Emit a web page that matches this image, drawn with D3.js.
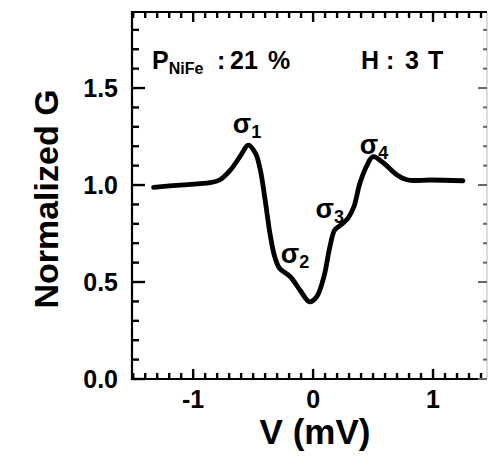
<!DOCTYPE html>
<html>
<head>
<meta charset="utf-8">
<script src="https://cdn.jsdelivr.net/npm/d3@7"></script>
<style>
  html,body{margin:0;padding:0;background:#fff;}
  #chart{width:488px;height:457px;}
  text{font-family:"Liberation Sans",Arial,sans-serif;font-weight:bold;fill:#000;}
</style>
</head>
<body>
<div id="chart"></div>
<script>
// Normalized conductance vs bias, P_NiFe 21 %, H = 3 T
const voltage = [-1.33,-1.11,-0.86,-0.78,-0.69,-0.61,-0.54,-0.48,-0.44,-0.40,-0.36,-0.32,-0.28,-0.19,-0.11,-0.03,0.03,0.09,0.14,0.18,0.23,0.29,0.34,0.39,0.45,0.50,0.59,0.70,0.79,0.98,1.25];
const conductance = [0.988,1.000,1.012,1.026,1.077,1.146,1.206,1.163,1.077,0.923,0.751,0.630,0.571,0.527,0.459,0.398,0.424,0.527,0.682,0.768,0.794,0.828,0.888,1.009,1.103,1.146,1.112,1.052,1.026,1.026,1.022];
const yTicks = [0.0, 0.5, 1.0, 1.5];
const xTicks = [-1, 0, 1];
const peakLabels = [
  {sub:'1', v:-0.67, g:1.27},
  {sub:'2', v:-0.27, g:0.60},
  {sub:'3', v:0.02, g:0.83},
  {sub:'4', v:0.39, g:1.16}
];

(function(){
  const W = 488, H = 457;
  const left = 132, right = 487, top = 12, bottom = 379;

  const svg = d3.select('#chart').append('svg').attr('width',W).attr('height',H);

  const x = d3.scaleLinear().domain([-1.51, 1.45]).range([left, right]);
  const y = d3.scaleLinear().domain([0, 1.892]).range([bottom, top]);

  const allX = d3.range(-15, 15).map(d=>d/10);
  const allY = d3.range(0, 19).map(d=>d/10);
  const isMajX = d=>xTicks.some(t=>Math.abs(t-d)<1e-6);
  const isMajY = d=>yTicks.some(t=>Math.abs(t-d)<1e-6);

  // frame
  svg.append('line').attr('x1',right).attr('x2',right).attr('y1',top).attr('y2',bottom)
    .attr('stroke','#bbb').attr('stroke-width',1);
  svg.append('path').attr('d',`M${right},${top}H${left}V${bottom}H${right}`)
    .attr('fill','none').attr('stroke','#000').attr('stroke-width',2.2);

  // ticks (inward)
  const tickG = svg.append('g').attr('fill','#000');
  tickG.selectAll('.xb').data(allX).enter().append('rect')
    .attr('x',d=>x(d)-1.2).attr('width',2.4)
    .attr('y',d=>bottom-(isMajX(d)?10:6)).attr('height',d=>isMajX(d)?10:6);
  tickG.selectAll('.xt').data(allX).enter().append('rect')
    .attr('x',d=>x(d)-1.2).attr('width',2.4)
    .attr('y',top).attr('height',d=>isMajX(d)?10:6);
  tickG.selectAll('.yl').data(allY).enter().append('rect')
    .attr('x',left).attr('width',d=>isMajY(d)?13:7)
    .attr('y',d=>y(d)-1.2).attr('height',2.4);
  svg.append('g').attr('fill','#666').selectAll('rect').data(allY).enter().append('rect')
    .attr('x',d=>right-(isMajY(d)?9:4)).attr('width',d=>isMajY(d)?9:4)
    .attr('y',d=>y(d)-1).attr('height',2);

  // tick labels
  svg.append('g').selectAll('text').data(xTicks).enter().append('text')
    .attr('x',d=>x(d)).attr('y',bottom+29).attr('text-anchor','middle').attr('font-size',25)
    .text(d=>d<0?'-'+Math.abs(d):String(d));
  svg.append('g').selectAll('text').data(yTicks).enter().append('text')
    .attr('x',left-14).attr('y',d=>y(d)+9).attr('text-anchor','end').attr('font-size',25)
    .text(d=>d.toFixed(1));

  // curve
  const line = d3.line().x((d,i)=>x(voltage[i])).y((d,i)=>y(conductance[i])).curve(d3.curveCatmullRom.alpha(0.5));
  svg.append('path').datum(conductance).attr('d',line)
    .attr('fill','none').attr('stroke','#000').attr('stroke-width',4.8)
    .attr('stroke-linecap','round').attr('stroke-linejoin','round');

  // sigma labels
  peakLabels.forEach(p=>{
    const t = svg.append('text').attr('x',x(p.v)).attr('y',y(p.g)).attr('font-size',27);
    t.append('tspan').text('σ');
    t.append('tspan').attr('font-size',18).attr('dy',5).text(p.sub);
  });

  // annotations
  const ann = svg.append('text').attr('y',69).attr('font-size',25);
  ann.append('tspan').attr('x',152).text('P');
  ann.append('tspan').attr('font-size',16).attr('dy',5).text('NiFe');
  ann.append('tspan').attr('x',217).attr('dy',-5).text(':');
  ann.append('tspan').attr('x',230).text('21');
  ann.append('tspan').attr('x',268).text('%');
  const ann2 = svg.append('text').attr('y',69).attr('font-size',25);
  ann2.append('tspan').attr('x',361).text('H');
  ann2.append('tspan').attr('x',386).text(':');
  ann2.append('tspan').attr('x',405).text('3');
  ann2.append('tspan').attr('x',428).text('T');

  // axis titles
  svg.append('text').attr('x',315).attr('y',444).attr('text-anchor','middle').attr('font-size',35).text('V (mV)');
  svg.append('text').attr('transform',`translate(58,199) rotate(-90)`).attr('text-anchor','middle').attr('font-size',34).text('Normalized G');
})();
</script>
</body>
</html>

++++

▸ WORK TO COMPLETE:
Leave the images out and output the remaining material exactly as it stands.

▸ EXERCISE RESPONSE:
Emit a web page that matches this image, drawn with D3.js.
<!DOCTYPE html>
<html>
<head>
<meta charset="utf-8">
<script src="https://cdn.jsdelivr.net/npm/d3@7"></script>
<style>
  html,body{margin:0;padding:0;background:#fff;}
  #chart{width:488px;height:457px;}
  text{font-family:"Liberation Sans",Arial,sans-serif;font-weight:bold;fill:#000;}
</style>
</head>
<body>
<div id="chart"></div>
<script>
// Normalized conductance vs bias, P_NiFe 21 %, H = 3 T
const voltage = [-1.33,-1.11,-0.86,-0.78,-0.69,-0.61,-0.54,-0.48,-0.44,-0.40,-0.36,-0.32,-0.28,-0.19,-0.11,-0.03,0.03,0.09,0.14,0.18,0.23,0.29,0.34,0.39,0.45,0.50,0.59,0.70,0.79,0.98,1.25];
const conductance = [0.988,1.000,1.012,1.026,1.077,1.146,1.206,1.163,1.077,0.923,0.751,0.630,0.571,0.527,0.459,0.398,0.424,0.527,0.682,0.768,0.794,0.828,0.888,1.009,1.103,1.146,1.112,1.052,1.026,1.026,1.022];
const yTicks = [0.0, 0.5, 1.0, 1.5];
const xTicks = [-1, 0, 1];
const peakLabels = [
  {sub:'1', v:-0.67, g:1.27},
  {sub:'2', v:-0.27, g:0.60},
  {sub:'3', v:0.02, g:0.83},
  {sub:'4', v:0.39, g:1.16}
];

(function(){
  const W = 488, H = 457;
  const left = 132, right = 487, top = 12, bottom = 379;

  const svg = d3.select('#chart').append('svg').attr('width',W).attr('height',H);

  const x = d3.scaleLinear().domain([-1.51, 1.45]).range([left, right]);
  const y = d3.scaleLinear().domain([0, 1.892]).range([bottom, top]);

  const allX = d3.range(-15, 15).map(d=>d/10);
  const allY = d3.range(0, 19).map(d=>d/10);
  const isMajX = d=>xTicks.some(t=>Math.abs(t-d)<1e-6);
  const isMajY = d=>yTicks.some(t=>Math.abs(t-d)<1e-6);

  // frame
  svg.append('line').attr('x1',right).attr('x2',right).attr('y1',top).attr('y2',bottom)
    .attr('stroke','#bbb').attr('stroke-width',1);
  svg.append('path').attr('d',`M${right},${top}H${left}V${bottom}H${right}`)
    .attr('fill','none').attr('stroke','#000').attr('stroke-width',2.2);

  // ticks (inward)
  const tickG = svg.append('g').attr('fill','#000');
  tickG.selectAll('.xb').data(allX).enter().append('rect')
    .attr('x',d=>x(d)-1.2).attr('width',2.4)
    .attr('y',d=>bottom-(isMajX(d)?10:6)).attr('height',d=>isMajX(d)?10:6);
  tickG.selectAll('.xt').data(allX).enter().append('rect')
    .attr('x',d=>x(d)-1.2).attr('width',2.4)
    .attr('y',top).attr('height',d=>isMajX(d)?10:6);
  tickG.selectAll('.yl').data(allY).enter().append('rect')
    .attr('x',left).attr('width',d=>isMajY(d)?13:7)
    .attr('y',d=>y(d)-1.2).attr('height',2.4);
  svg.append('g').attr('fill','#666').selectAll('rect').data(allY).enter().append('rect')
    .attr('x',d=>right-(isMajY(d)?9:4)).attr('width',d=>isMajY(d)?9:4)
    .attr('y',d=>y(d)-1).attr('height',2);

  // tick labels
  svg.append('g').selectAll('text').data(xTicks).enter().append('text')
    .attr('x',d=>x(d)).attr('y',bottom+29).attr('text-anchor','middle').attr('font-size',25)
    .text(d=>d<0?'-'+Math.abs(d):String(d));
  svg.append('g').selectAll('text').data(yTicks).enter().append('text')
    .attr('x',left-14).attr('y',d=>y(d)+9).attr('text-anchor','end').attr('font-size',25)
    .text(d=>d.toFixed(1));

  // curve
  const line = d3.line().x((d,i)=>x(voltage[i])).y((d,i)=>y(conductance[i])).curve(d3.curveCatmullRom.alpha(0.5));
  svg.append('path').datum(conductance).attr('d',line)
    .attr('fill','none').attr('stroke','#000').attr('stroke-width',4.8)
    .attr('stroke-linecap','round').attr('stroke-linejoin','round');

  // sigma labels
  peakLabels.forEach(p=>{
    const t = svg.append('text').attr('x',x(p.v)).attr('y',y(p.g)).attr('font-size',27);
    t.append('tspan').text('σ');
    t.append('tspan').attr('font-size',18).attr('dy',5).text(p.sub);
  });

  // annotations
  const ann = svg.append('text').attr('y',69).attr('font-size',25);
  ann.append('tspan').attr('x',152).text('P');
  ann.append('tspan').attr('font-size',16).attr('dy',5).text('NiFe');
  ann.append('tspan').attr('x',217).attr('dy',-5).text(':');
  ann.append('tspan').attr('x',230).text('21');
  ann.append('tspan').attr('x',268).text('%');
  const ann2 = svg.append('text').attr('y',69).attr('font-size',25);
  ann2.append('tspan').attr('x',361).text('H');
  ann2.append('tspan').attr('x',386).text(':');
  ann2.append('tspan').attr('x',405).text('3');
  ann2.append('tspan').attr('x',428).text('T');

  // axis titles
  svg.append('text').attr('x',315).attr('y',444).attr('text-anchor','middle').attr('font-size',35).text('V (mV)');
  svg.append('text').attr('transform',`translate(58,199) rotate(-90)`).attr('text-anchor','middle').attr('font-size',34).text('Normalized G');
})();
</script>
</body>
</html>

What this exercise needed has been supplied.